Acquiring forward Robby Fabbri from St. Louis (for expendable Jacob de la Rose), was Yzerman’s best acquisition, with Fabbri looking like a dependable scoring threat.
Yzerman made minor splashes in free agency last summer, signing defenseman Patrik Nemeth and forward Valtteri Filppula.
But with several contracts coming off the book this summer, and holes to fill in the lineup, Yzerman could be more active this free agent season (again, whenever that’ll be).
Yzerman’s biggest decision, to date, could be upcoming regarding coach Jeff Blashill.
Yzerman strongly supported Blashill at the trade deadline, regardless of the Wings’ poor record.
But with the Wings holding a team-option on next season for Blashill, several big-name coaches available, and Yzerman possibly wanting to put his own coach in charge, speculation on Blashill’s future will mount.
Yzerman’s first year was a struggle, and Year Two might be, also.
The roster will largely be young and inexperienced next season, and the talent gap is likely to remain between the Wings and the top teams in the Eastern Conference.
But Yzerman is ready for the challenge.
“It doesn't do anybody good to feel sorry for themselves or for us to feel sorry for ourselves as an organization,” said Yzerman at the trade deadline. “We know what we gotta do.

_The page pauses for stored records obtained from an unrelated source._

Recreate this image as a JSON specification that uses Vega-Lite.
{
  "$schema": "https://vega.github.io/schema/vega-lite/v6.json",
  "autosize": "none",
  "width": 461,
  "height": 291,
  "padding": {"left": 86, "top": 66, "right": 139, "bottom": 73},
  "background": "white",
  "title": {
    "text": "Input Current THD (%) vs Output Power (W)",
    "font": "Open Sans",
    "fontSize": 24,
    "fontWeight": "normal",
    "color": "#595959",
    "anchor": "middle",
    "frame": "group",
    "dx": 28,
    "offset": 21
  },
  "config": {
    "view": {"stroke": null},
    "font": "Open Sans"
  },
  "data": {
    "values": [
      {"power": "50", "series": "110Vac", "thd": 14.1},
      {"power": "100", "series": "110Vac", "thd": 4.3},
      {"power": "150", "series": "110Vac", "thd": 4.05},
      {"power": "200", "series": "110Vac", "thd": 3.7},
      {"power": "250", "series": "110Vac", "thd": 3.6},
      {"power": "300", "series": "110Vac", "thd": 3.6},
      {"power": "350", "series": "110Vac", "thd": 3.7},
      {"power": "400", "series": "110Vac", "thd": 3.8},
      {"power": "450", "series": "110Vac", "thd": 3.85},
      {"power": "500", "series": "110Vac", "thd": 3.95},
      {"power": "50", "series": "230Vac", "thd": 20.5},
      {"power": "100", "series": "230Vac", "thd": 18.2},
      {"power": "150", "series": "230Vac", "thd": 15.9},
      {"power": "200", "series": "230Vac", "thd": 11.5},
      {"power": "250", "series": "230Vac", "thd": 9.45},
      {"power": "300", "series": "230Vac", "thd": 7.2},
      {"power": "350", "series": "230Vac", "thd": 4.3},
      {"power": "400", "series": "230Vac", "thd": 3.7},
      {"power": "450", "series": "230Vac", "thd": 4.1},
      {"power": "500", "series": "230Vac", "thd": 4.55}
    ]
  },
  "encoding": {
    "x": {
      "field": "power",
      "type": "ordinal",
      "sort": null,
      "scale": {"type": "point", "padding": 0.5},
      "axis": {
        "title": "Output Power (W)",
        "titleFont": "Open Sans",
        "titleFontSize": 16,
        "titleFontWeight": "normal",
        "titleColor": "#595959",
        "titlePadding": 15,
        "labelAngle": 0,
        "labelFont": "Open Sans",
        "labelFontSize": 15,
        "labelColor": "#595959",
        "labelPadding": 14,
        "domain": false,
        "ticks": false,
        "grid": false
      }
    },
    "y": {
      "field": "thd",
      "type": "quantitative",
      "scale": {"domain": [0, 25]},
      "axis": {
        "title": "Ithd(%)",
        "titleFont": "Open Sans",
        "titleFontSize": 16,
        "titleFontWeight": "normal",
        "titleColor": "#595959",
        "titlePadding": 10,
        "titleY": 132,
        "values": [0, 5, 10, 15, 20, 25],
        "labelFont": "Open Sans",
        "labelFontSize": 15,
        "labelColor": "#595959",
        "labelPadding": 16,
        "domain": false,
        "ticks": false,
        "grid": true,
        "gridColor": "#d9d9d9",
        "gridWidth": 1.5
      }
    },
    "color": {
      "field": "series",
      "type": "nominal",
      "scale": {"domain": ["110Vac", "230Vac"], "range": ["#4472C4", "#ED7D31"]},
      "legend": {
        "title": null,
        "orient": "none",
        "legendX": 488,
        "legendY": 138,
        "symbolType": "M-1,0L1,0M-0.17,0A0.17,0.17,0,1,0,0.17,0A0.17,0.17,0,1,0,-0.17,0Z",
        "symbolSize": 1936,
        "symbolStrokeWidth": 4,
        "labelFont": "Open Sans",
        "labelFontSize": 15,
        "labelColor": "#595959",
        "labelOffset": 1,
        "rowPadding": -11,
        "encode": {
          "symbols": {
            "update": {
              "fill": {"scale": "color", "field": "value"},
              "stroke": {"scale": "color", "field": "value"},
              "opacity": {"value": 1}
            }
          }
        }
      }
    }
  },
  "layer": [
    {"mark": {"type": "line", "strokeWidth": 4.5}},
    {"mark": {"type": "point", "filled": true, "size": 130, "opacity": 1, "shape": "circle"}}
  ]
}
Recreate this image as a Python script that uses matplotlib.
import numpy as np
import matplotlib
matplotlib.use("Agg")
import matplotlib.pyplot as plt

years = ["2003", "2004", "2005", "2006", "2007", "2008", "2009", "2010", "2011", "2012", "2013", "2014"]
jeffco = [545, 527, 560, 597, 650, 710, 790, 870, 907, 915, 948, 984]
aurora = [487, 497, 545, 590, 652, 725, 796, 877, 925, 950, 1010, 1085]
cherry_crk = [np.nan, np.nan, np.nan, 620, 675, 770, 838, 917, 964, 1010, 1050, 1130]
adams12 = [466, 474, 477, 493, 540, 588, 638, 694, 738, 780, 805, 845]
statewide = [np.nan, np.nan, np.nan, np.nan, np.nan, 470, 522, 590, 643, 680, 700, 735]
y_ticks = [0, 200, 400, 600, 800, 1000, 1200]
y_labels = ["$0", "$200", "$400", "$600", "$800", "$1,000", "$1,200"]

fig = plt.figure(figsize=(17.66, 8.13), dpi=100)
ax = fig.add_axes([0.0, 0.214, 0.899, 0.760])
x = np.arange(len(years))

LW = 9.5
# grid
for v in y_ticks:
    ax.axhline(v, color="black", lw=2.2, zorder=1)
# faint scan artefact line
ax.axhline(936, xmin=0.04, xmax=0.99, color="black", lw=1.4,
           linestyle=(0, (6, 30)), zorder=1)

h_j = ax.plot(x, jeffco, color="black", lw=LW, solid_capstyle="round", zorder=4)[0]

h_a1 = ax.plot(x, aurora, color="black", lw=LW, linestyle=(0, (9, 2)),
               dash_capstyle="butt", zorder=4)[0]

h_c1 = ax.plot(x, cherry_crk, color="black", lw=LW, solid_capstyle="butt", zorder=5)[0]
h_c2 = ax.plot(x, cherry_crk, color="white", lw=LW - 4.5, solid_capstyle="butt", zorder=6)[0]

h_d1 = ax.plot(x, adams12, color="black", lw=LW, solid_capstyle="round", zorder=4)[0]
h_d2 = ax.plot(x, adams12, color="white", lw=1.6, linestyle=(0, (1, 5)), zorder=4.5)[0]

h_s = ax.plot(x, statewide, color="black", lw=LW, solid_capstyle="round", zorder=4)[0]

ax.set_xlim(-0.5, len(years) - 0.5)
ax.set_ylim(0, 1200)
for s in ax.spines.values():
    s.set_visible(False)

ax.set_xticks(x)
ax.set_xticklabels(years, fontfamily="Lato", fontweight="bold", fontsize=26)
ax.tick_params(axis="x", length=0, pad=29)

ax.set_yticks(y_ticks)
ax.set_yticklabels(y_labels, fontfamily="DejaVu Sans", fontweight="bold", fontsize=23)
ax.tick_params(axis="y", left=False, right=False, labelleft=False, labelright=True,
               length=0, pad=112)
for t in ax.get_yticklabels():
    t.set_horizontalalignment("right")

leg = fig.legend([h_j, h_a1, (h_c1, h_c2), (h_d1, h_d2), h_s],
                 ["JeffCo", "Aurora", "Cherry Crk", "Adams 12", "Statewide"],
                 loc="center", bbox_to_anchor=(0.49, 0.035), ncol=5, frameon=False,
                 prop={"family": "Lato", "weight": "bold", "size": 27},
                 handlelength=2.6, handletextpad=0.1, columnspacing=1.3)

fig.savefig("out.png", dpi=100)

I don’t know what our record’s going to be next year but a lot of things will be different, our team will be different. We’re adding more prospects into the organization, our salary cap situation is going to be a little bit more favorable and we’ll just kind of continue along the path.”
Yzerman’s first-year moves
Entry Draft: Surprsingly drafted D Moritz Seider, who has shown potential to be significant building block.
Free agency: Signed F Valtteri Filppula and D Patrik Nemeth.
Trades: Acquired F Adam Erne (for 2020 4th-round pick); acquired D Alex Biega for minor league F David Pope; acquired F Brendan Perlini for prospect D Alec Regula; acquired F Robby Fabbri for F Jacob de la Rose; acquired G Eric Comrie for prospect D Vili Saarajarvi.
Acquired Edmonton’s 2020 conditional 4th-round pick for D Mike Green; acquired Edmonton’s 2020 and 2021 2nd-round picks (and F Sam Gagner) for F Andreas Athanasiou and prospect F Ryan Kuffner.
Yzerman's to-do list
►Decide on coach Jeff Blashill’s future.
►Prepare for Entry Draft (Wings have 10 picks, including possibly first overall)
►Decide on the future of 12 restricted free agents in the organization. Whom to retain, and who leaves?
►Devise a plan for unrestricted free agency, where the Wings will likely be moderately active.
►Trades — Will there be opportunities to deal this offseason because of economic NHL instability caused by the pandemic?